Points Update: Ryan Blaney, by virtue of his fifth-place finish expands his championship lead to seven over new second-place point man Johnny Sauter. Crafton, after his freefall, sits third, 12 markers off the pace while Ron Hornaday, Jr. and Darrell Wallace, Jr. round out the top 5. Those drivers are separated by just 31 points, within a race’s worth of the lead in one of the close title races the series has seen in recent years.
German Quiroga, post-Reddick sits sixth, 43 points out while rookie Ben Kennedy is a strong seventh. Timothy Peters remains in eighth, with Joey Coulter ninth and rookie Jeb Burton cracking the top 10.

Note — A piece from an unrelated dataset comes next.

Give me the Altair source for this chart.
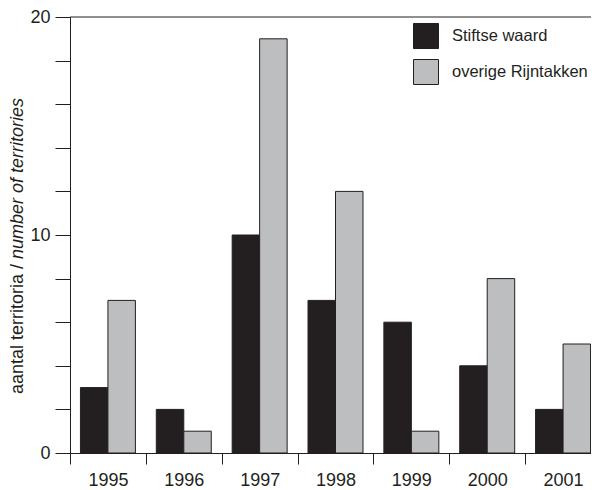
import altair as alt
import pandas as pd

years = ["1995", "1996", "1997", "1998", "1999", "2000", "2001"]
stiftse = [3, 2, 10, 7, 6, 4, 2]
overige = [7, 1, 19, 12, 1, 8, 5]
series = ["Stiftse waard", "overige Rijntakken"]
colors = ["#231f20", "#bcbec0"]
y_ticks = [0, 2, 4, 6, 8, 10, 12, 14, 16, 18, 20]
title_normal = "aantal territoria / "
title_italic = "number of territories"

rows = []
for i, yr in enumerate(years):
    rows.append({"jaar": yr, "reeks": series[0], "aantal": stiftse[i]})
    rows.append({"jaar": yr, "reeks": series[1], "aantal": overige[i]})
df = pd.DataFrame(rows)

W, H = 531, 436
dark = "#231f20"
FONT = "Liberation Sans"

yscale = alt.Scale(domain=[0, 20], nice=False, zero=True)

bars = alt.Chart(df).mark_bar(stroke=dark, strokeWidth=1).encode(
    x=alt.X("jaar:N", sort=years,
            scale=alt.Scale(paddingInner=0, paddingOuter=0),
            axis=alt.Axis(title=None, tickBand="extent", tickSize=11, labelPadding=7,
                          labelFontSize=18, labelAngle=0, domainColor=dark, tickColor=dark,
                          labelColor=dark, labelFont=FONT, domainWidth=1, tickWidth=1)),
    xOffset=alt.XOffset("reeks:N", sort=series,
                        scale=alt.Scale(paddingOuter=0.38, paddingInner=0)),
    y=alt.Y("aantal:Q", scale=yscale,
            axis=alt.Axis(title=None, values=y_ticks, tickSize=15, labelPadding=5,
                          labelExpr="datum.value % 10 == 0 ? datum.label : ''",
                          grid=False, labelFontSize=18, labelFont=FONT, labelColor=dark,
                          domainColor=dark, tickColor=dark, domainWidth=1, tickWidth=1)),
    color=alt.Color("reeks:N", sort=series,
                    scale=alt.Scale(domain=series, range=colors),
                    legend=alt.Legend(title=None, orient="none", legendX=343, legendY=6,
                                      symbolType="square", symbolSize=625,
                                      symbolStrokeColor=dark, symbolStrokeWidth=1,
                                      symbolOpacity=1, labelFontSize=16.5, labelFont=FONT,
                                      labelColor=dark, rowPadding=6, labelOffset=13,
                                      padding=0)),
)

top_rule = alt.Chart(pd.DataFrame({"v": [20]})).mark_rule(color=dark, strokeWidth=1).encode(
    y=alt.Y("v:Q", scale=yscale)
)

t1 = alt.Chart(pd.DataFrame({"t": [title_normal]})).mark_text(
    angle=270, align="left", baseline="alphabetic", fontSize=18, font=FONT, color=dark
).encode(x=alt.value(-47), y=alt.value(377), text="t:N")

t2 = alt.Chart(pd.DataFrame({"t": [title_italic]})).mark_text(
    angle=270, align="left", baseline="alphabetic", fontSize=18, font=FONT, color=dark,
    fontStyle="italic"
).encode(x=alt.value(-47), y=alt.value(242), text="t:N")

chart = alt.layer(bars, top_rule, t1, t2).properties(
    width=W, height=H,
    autosize=alt.AutoSizeParams(type="none"),
    padding={"left": 62, "top": 9, "right": -10, "bottom": 36},
).configure_view(stroke=None)

chart.save("out.html", embed_options={"renderer": "svg", "actions": False})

“I think Kyle Larson is a great race car driver. But I think I’m just as good or better.” – Austin Dillon, won, on battling against his rookie rival
“For me, it’s the most nerve-wracking restarts of the whole year. Daytona & Talladega don’t compare to this.” – Johnny Sauter, finished second, on Pocono restarts
“There were a couple of opportunities that fell in my lap today, but there’s just so much room. By the time you’re in the gas, taking the green you’ve got all day to figure out getting in to Turn 1. It can either work out, or not.” – Joey Coulter, finished third on handling restarts
Up Next: The Truck Series takes a week off, skipping the road course of Watkins Glen in favor of the Irish Hills of Michigan. Their Careers For Veterans 200, primary support to the Cup Series that weekend, takes place at 12:30 PM on Saturday, August 16th. FOX Sports 1 provides television coverage while your local MRN affiliate or SIRIUS XM Channel 90 will broadcast the radio feed.